= What to work on =
Give back exactly the lines from the beginning of the listing below to the line holding "Chart.register(...registerables);", both ends included; the pictures stay out.

[Begin Source material]

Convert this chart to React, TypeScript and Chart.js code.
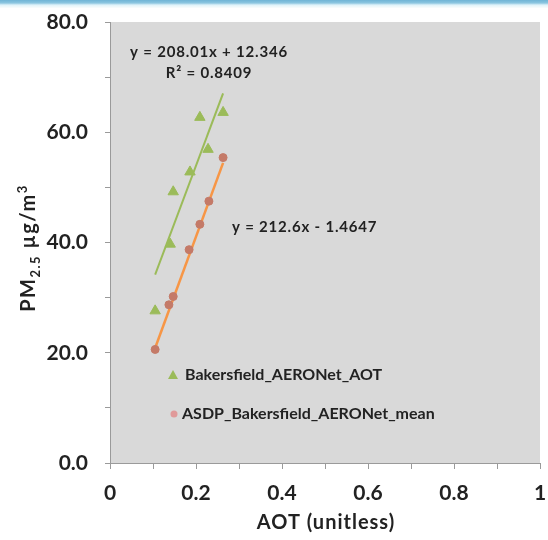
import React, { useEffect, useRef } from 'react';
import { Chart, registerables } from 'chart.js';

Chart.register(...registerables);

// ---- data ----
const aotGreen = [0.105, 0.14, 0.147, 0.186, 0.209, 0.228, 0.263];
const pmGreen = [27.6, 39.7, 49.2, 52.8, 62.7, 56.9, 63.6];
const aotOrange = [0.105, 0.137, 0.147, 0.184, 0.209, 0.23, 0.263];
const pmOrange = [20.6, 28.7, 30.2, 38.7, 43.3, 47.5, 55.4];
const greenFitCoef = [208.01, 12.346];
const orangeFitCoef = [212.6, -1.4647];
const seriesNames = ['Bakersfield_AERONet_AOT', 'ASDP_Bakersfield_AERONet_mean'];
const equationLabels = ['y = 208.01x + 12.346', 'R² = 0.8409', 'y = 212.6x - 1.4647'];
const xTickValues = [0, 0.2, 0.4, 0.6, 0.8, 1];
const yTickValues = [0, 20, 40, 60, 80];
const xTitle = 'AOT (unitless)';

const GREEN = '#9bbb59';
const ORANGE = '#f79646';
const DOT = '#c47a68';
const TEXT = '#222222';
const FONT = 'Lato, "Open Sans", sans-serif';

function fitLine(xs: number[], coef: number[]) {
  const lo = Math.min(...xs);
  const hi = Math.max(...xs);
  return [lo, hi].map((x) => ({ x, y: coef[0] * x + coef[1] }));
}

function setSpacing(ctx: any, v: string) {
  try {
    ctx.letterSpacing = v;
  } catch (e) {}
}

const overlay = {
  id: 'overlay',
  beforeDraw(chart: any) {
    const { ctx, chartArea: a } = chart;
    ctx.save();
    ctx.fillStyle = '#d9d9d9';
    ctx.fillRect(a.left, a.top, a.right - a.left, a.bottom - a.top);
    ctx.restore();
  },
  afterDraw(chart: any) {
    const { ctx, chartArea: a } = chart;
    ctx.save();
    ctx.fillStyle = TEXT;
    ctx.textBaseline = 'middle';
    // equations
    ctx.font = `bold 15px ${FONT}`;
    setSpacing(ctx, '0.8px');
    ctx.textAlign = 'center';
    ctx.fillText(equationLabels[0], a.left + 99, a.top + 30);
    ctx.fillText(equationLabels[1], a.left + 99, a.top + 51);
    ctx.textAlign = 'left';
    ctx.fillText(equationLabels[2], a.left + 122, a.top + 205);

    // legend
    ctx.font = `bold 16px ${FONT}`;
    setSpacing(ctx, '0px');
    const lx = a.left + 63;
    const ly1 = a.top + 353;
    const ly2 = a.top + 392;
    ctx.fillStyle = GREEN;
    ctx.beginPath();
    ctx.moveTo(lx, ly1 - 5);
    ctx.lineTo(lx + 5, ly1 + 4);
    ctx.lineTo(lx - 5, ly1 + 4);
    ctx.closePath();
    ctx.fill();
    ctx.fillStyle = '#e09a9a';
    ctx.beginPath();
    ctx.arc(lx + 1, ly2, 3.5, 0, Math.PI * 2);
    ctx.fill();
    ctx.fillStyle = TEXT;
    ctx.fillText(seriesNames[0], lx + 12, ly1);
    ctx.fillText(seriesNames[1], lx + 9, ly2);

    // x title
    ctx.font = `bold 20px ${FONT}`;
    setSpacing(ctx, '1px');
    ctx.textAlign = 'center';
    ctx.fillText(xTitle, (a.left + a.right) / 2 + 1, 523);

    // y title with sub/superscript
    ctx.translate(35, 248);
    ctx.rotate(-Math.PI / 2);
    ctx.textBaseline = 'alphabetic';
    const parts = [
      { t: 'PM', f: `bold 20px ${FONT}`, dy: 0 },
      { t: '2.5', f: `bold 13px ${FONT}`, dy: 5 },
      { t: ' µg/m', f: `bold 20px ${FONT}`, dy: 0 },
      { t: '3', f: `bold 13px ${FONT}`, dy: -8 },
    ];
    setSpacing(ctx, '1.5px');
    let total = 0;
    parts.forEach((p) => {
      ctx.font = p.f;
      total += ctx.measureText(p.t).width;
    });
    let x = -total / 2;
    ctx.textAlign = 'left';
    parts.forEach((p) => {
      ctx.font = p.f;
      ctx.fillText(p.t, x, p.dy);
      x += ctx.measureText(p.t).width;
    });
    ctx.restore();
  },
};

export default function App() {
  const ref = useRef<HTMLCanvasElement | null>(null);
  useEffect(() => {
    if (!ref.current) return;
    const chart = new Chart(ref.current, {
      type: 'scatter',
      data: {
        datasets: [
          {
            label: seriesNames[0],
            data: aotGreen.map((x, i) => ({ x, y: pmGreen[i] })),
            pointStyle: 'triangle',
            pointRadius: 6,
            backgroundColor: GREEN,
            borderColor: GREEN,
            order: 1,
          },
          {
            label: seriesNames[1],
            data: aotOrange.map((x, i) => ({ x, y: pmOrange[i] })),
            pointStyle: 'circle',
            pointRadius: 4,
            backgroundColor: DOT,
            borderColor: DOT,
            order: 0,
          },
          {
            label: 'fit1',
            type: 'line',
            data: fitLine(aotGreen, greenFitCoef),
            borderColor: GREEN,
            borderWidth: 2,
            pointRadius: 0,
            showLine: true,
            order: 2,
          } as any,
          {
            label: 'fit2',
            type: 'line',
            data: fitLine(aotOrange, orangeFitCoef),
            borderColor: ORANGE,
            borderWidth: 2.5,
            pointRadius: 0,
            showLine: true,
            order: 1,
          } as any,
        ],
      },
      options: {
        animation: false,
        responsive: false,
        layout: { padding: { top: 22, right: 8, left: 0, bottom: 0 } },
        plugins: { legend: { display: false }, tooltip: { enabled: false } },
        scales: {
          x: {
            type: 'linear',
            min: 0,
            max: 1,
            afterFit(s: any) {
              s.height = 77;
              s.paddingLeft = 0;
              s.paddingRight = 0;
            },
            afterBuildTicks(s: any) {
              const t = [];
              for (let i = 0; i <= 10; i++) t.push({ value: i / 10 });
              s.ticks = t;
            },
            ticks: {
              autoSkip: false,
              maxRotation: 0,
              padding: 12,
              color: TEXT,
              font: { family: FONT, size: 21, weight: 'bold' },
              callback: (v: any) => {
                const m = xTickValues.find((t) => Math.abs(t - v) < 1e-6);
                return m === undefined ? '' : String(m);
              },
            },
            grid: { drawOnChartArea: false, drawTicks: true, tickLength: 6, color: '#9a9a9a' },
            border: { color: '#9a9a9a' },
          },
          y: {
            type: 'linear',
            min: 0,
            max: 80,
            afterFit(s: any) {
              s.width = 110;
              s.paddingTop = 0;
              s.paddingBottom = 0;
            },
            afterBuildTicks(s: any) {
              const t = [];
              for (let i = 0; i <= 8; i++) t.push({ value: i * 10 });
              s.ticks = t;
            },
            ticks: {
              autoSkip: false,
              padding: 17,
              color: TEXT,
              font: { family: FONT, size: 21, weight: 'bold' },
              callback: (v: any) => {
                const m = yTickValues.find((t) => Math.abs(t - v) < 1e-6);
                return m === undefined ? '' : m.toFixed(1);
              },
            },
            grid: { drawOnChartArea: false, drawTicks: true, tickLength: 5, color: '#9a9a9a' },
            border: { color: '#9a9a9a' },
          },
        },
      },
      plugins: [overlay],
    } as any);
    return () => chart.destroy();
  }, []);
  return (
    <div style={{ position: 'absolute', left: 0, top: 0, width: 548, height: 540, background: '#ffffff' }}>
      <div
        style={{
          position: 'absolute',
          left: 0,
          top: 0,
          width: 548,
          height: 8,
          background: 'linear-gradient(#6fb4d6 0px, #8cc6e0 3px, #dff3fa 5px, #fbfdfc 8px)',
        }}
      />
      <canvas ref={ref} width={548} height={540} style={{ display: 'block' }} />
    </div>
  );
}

[End Source material]

= Task solution =
Convert this chart to React, TypeScript and Chart.js code.
import React, { useEffect, useRef } from 'react';
import { Chart, registerables } from 'chart.js';

Chart.register(...registerables);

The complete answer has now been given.